>> Start The input
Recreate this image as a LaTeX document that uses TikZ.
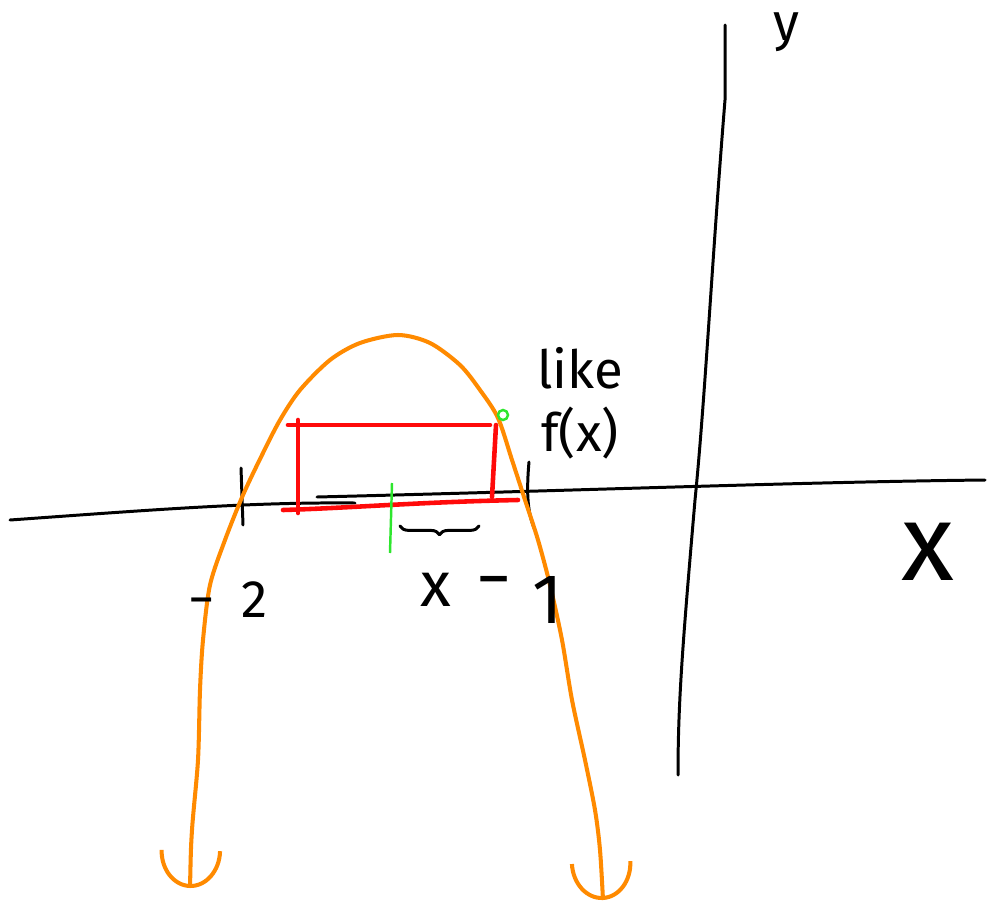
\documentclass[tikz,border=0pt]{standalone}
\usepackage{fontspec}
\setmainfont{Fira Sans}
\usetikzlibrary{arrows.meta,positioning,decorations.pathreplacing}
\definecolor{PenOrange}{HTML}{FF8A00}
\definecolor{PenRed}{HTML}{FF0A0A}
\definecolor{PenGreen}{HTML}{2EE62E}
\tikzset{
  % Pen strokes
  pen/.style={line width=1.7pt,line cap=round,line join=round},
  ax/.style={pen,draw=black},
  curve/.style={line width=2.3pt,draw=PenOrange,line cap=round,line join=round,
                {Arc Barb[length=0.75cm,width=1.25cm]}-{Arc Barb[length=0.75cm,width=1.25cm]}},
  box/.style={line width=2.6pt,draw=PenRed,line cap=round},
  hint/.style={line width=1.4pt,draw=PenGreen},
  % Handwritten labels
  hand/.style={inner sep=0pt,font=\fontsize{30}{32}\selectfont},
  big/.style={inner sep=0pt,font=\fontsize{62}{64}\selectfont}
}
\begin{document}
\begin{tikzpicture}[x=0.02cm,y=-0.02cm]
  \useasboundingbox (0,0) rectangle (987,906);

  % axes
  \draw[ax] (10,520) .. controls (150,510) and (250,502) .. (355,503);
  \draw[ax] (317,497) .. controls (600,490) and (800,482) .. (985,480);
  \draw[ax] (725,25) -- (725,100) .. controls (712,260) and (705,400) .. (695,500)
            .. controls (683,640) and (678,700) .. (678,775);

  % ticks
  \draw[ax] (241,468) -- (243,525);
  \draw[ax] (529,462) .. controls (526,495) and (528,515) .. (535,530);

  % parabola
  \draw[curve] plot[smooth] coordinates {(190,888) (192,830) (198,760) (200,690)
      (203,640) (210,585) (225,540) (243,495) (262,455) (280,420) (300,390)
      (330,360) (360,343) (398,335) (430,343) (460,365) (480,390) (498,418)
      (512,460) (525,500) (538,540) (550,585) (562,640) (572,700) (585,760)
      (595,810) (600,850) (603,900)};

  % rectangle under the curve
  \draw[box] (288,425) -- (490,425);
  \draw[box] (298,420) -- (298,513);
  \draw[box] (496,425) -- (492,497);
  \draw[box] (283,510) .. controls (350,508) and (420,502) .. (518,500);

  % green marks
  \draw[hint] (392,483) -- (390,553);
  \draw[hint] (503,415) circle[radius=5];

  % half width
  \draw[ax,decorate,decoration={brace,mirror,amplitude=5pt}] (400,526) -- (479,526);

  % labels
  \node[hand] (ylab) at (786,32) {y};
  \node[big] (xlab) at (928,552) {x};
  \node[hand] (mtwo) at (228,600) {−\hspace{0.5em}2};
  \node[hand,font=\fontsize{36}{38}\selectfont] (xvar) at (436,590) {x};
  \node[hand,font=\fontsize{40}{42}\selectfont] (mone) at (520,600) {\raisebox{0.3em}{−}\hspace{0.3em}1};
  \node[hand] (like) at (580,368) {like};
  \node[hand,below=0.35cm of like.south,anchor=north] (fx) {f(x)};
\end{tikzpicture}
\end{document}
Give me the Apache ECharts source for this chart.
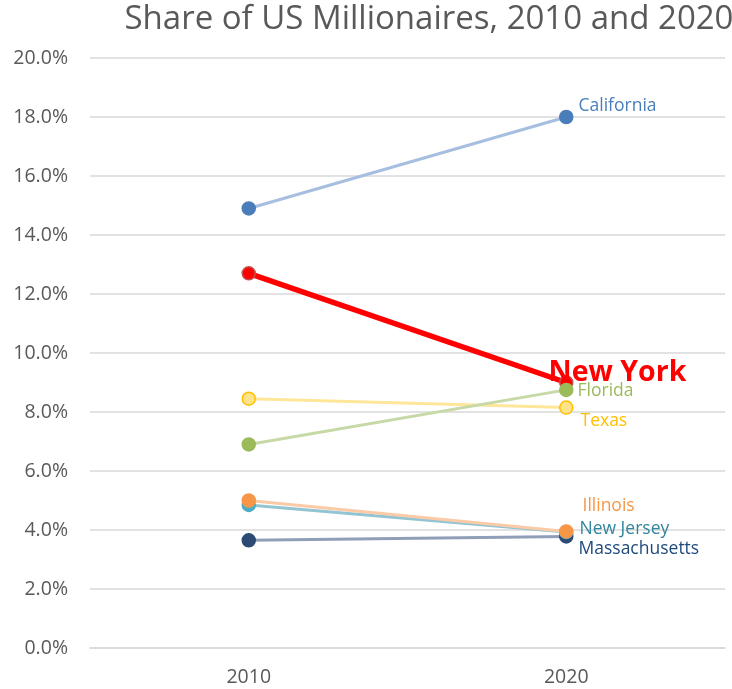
>> End The input
▶ Directive:
Print out the material word for word, omitting the pictures.

▶ Reply to the task:
Recreate this image as a LaTeX document that uses TikZ.
\documentclass[tikz,border=0pt]{standalone}
\usepackage{fontspec}
\setmainfont{Fira Sans}
\usetikzlibrary{arrows.meta,positioning,decorations.pathreplacing}
\definecolor{PenOrange}{HTML}{FF8A00}
\definecolor{PenRed}{HTML}{FF0A0A}
\definecolor{PenGreen}{HTML}{2EE62E}
\tikzset{
  % Pen strokes
  pen/.style={line width=1.7pt,line cap=round,line join=round},
  ax/.style={pen,draw=black},
  curve/.style={line width=2.3pt,draw=PenOrange,line cap=round,line join=round,
                {Arc Barb[length=0.75cm,width=1.25cm]}-{Arc Barb[length=0.75cm,width=1.25cm]}},
  box/.style={line width=2.6pt,draw=PenRed,line cap=round},
  hint/.style={line width=1.4pt,draw=PenGreen},
  % Handwritten labels
  hand/.style={inner sep=0pt,font=\fontsize{30}{32}\selectfont},
  big/.style={inner sep=0pt,font=\fontsize{62}{64}\selectfont}
}
\begin{document}
\begin{tikzpicture}[x=0.02cm,y=-0.02cm]
  \useasboundingbox (0,0) rectangle (987,906);

  % axes
  \draw[ax] (10,520) .. controls (150,510) and (250,502) .. (355,503);
  \draw[ax] (317,497) .. controls (600,490) and (800,482) .. (985,480);
  \draw[ax] (725,25) -- (725,100) .. controls (712,260) and (705,400) .. (695,500)
            .. controls (683,640) and (678,700) .. (678,775);

  % ticks
  \draw[ax] (241,468) -- (243,525);
  \draw[ax] (529,462) .. controls (526,495) and (528,515) .. (535,530);

  % parabola
  \draw[curve] plot[smooth] coordinates {(190,888) (192,830) (198,760) (200,690)
      (203,640) (210,585) (225,540) (243,495) (262,455) (280,420) (300,390)
      (330,360) (360,343) (398,335) (430,343) (460,365) (480,390) (498,418)
      (512,460) (525,500) (538,540) (550,585) (562,640) (572,700) (585,760)
      (595,810) (600,850) (603,900)};

  % rectangle under the curve
  \draw[box] (288,425) -- (490,425);
  \draw[box] (298,420) -- (298,513);
  \draw[box] (496,425) -- (492,497);
  \draw[box] (283,510) .. controls (350,508) and (420,502) .. (518,500);

  % green marks
  \draw[hint] (392,483) -- (390,553);
  \draw[hint] (503,415) circle[radius=5];

  % half width
  \draw[ax,decorate,decoration={brace,mirror,amplitude=5pt}] (400,526) -- (479,526);

  % labels
  \node[hand] (ylab) at (786,32) {y};
  \node[big] (xlab) at (928,552) {x};
  \node[hand] (mtwo) at (228,600) {−\hspace{0.5em}2};
  \node[hand,font=\fontsize{36}{38}\selectfont] (xvar) at (436,590) {x};
  \node[hand,font=\fontsize{40}{42}\selectfont] (mone) at (520,600) {\raisebox{0.3em}{−}\hspace{0.3em}1};
  \node[hand] (like) at (580,368) {like};
  \node[hand,below=0.35cm of like.south,anchor=north] (fx) {f(x)};
\end{tikzpicture}
\end{document}
Give me the Apache ECharts source for this chart.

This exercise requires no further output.